> [WHAT THE EXERCISE ASKS]:
Out of the lines below, please list those that hold the string "matplotlib".

> [INPUT MATERIAL]:
-=-=-

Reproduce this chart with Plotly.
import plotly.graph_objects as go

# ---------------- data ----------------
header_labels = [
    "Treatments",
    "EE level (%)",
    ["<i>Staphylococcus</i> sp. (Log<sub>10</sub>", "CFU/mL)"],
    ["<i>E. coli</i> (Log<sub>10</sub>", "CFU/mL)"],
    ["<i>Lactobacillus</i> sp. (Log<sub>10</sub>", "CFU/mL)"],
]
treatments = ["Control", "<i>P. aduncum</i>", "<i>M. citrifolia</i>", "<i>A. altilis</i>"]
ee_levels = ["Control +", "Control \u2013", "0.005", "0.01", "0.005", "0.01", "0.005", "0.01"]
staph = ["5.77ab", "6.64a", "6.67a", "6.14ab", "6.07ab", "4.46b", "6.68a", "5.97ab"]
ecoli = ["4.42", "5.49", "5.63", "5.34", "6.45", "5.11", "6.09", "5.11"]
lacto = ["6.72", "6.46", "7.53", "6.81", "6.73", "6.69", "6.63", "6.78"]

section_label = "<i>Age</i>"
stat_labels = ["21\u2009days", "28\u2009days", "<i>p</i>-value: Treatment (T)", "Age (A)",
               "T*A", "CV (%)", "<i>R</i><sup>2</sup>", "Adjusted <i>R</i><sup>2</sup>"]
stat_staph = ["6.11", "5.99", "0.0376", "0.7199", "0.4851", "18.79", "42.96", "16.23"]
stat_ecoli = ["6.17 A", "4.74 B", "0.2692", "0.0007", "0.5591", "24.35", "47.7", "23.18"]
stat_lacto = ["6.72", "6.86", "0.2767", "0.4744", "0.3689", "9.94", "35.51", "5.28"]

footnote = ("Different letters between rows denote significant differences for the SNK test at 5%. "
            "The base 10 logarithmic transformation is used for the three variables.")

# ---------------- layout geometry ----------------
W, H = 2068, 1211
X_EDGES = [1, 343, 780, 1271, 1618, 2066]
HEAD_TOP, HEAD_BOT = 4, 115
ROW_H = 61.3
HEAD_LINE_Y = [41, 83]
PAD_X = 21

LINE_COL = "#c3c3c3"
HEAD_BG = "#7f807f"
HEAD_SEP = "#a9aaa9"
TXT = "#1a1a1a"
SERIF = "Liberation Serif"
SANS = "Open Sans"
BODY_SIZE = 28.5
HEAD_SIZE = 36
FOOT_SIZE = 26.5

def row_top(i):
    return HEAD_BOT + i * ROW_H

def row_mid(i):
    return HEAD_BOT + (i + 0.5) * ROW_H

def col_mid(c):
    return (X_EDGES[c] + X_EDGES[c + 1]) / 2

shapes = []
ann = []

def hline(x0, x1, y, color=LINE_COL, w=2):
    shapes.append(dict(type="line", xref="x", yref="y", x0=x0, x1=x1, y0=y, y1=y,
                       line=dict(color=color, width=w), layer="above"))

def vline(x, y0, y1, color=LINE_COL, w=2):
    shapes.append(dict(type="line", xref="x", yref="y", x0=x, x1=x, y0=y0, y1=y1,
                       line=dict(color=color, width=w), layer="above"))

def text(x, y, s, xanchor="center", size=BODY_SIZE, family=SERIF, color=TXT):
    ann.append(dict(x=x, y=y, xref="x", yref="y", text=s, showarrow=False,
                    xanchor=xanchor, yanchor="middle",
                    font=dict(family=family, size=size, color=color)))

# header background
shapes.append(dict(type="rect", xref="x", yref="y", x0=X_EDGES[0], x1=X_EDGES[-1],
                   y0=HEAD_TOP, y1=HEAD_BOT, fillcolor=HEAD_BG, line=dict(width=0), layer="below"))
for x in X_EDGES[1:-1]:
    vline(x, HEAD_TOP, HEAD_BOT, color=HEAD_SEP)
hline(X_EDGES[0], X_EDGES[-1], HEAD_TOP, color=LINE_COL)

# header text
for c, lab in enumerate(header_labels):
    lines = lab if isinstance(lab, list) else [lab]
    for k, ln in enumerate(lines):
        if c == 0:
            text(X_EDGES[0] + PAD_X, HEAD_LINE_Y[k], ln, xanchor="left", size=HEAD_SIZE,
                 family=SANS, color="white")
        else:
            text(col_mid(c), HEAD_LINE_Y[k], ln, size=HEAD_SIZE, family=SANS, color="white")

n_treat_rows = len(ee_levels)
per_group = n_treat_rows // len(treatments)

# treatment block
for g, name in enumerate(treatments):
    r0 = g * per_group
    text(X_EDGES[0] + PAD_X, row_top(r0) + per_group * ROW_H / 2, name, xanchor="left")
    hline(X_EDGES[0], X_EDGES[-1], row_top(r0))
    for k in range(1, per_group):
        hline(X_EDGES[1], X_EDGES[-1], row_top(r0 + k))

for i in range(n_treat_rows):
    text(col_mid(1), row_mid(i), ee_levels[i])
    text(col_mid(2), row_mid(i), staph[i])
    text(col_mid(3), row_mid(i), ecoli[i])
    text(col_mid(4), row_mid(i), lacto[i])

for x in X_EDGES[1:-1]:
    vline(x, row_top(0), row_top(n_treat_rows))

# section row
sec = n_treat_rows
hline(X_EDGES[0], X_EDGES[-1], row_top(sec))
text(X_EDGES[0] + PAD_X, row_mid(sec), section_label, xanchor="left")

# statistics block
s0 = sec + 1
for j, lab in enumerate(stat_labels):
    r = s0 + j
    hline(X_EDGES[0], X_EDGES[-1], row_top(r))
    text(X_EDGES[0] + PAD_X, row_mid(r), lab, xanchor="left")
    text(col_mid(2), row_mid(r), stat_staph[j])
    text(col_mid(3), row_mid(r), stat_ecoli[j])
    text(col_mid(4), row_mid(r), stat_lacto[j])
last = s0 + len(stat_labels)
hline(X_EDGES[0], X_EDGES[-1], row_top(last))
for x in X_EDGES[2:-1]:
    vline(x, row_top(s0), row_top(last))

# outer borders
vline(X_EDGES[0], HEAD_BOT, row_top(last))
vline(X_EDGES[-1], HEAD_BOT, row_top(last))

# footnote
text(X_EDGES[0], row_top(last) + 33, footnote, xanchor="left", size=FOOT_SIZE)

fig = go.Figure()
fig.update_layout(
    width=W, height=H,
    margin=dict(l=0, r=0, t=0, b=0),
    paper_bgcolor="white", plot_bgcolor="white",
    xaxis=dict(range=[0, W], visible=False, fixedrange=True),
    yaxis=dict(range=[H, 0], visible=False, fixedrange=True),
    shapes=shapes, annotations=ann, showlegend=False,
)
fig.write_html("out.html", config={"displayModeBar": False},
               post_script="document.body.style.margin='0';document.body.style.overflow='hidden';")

-=-=-

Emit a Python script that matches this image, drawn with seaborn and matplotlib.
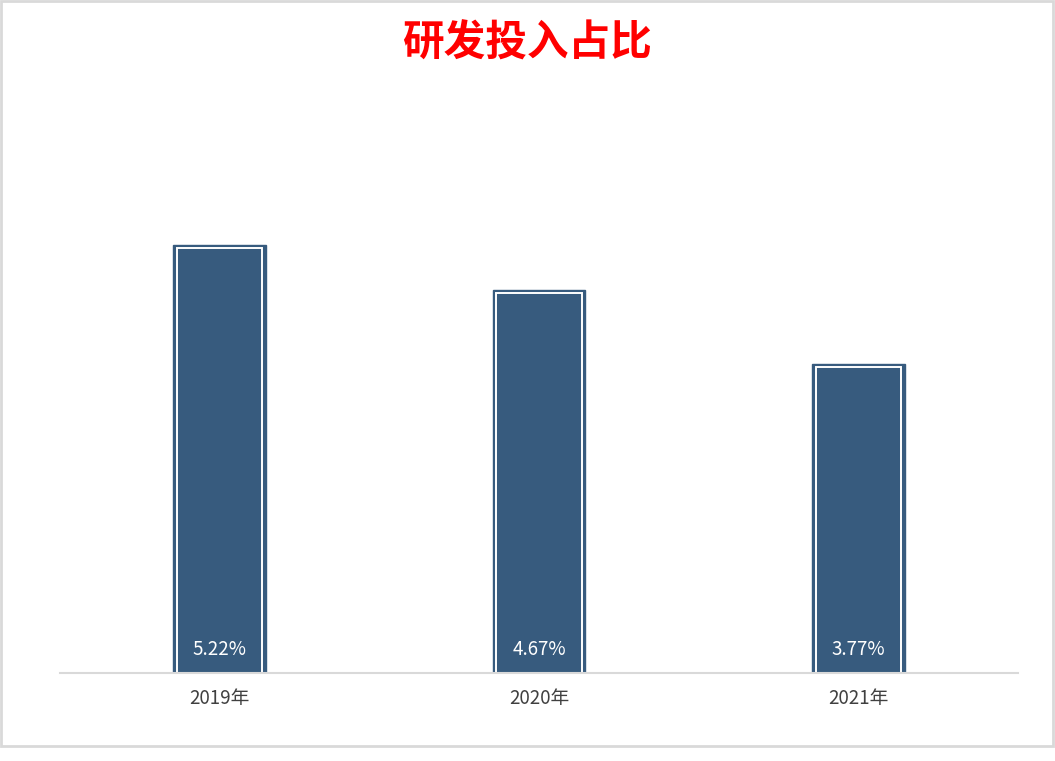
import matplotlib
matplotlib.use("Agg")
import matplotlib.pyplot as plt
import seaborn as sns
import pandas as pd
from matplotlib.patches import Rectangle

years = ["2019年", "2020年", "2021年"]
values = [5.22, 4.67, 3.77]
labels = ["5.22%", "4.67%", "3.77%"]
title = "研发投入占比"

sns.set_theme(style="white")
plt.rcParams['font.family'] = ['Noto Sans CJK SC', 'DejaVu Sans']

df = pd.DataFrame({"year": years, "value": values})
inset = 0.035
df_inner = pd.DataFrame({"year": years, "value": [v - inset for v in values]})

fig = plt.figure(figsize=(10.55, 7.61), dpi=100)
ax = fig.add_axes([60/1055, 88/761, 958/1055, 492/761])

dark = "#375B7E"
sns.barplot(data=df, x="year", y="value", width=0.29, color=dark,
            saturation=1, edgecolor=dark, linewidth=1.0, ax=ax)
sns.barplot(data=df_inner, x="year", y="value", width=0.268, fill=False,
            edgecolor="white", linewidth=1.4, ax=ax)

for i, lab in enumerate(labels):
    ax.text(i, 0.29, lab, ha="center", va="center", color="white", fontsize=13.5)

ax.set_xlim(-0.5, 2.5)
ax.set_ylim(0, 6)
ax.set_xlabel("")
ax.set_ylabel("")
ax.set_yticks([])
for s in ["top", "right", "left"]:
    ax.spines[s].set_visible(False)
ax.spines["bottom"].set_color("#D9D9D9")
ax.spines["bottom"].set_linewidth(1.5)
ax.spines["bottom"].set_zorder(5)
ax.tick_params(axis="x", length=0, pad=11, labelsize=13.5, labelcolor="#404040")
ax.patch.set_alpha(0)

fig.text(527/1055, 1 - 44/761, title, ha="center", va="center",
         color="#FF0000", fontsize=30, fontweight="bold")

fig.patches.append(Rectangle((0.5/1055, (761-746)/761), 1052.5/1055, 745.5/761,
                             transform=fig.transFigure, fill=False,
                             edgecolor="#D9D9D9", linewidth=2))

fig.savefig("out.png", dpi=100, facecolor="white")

-=-=-

> [SOLUTION TO THIS PROBLEM]:
Emit a Python script that matches this image, drawn with seaborn and matplotlib.
import matplotlib
matplotlib.use("Agg")
import matplotlib.pyplot as plt
from matplotlib.patches import Rectangle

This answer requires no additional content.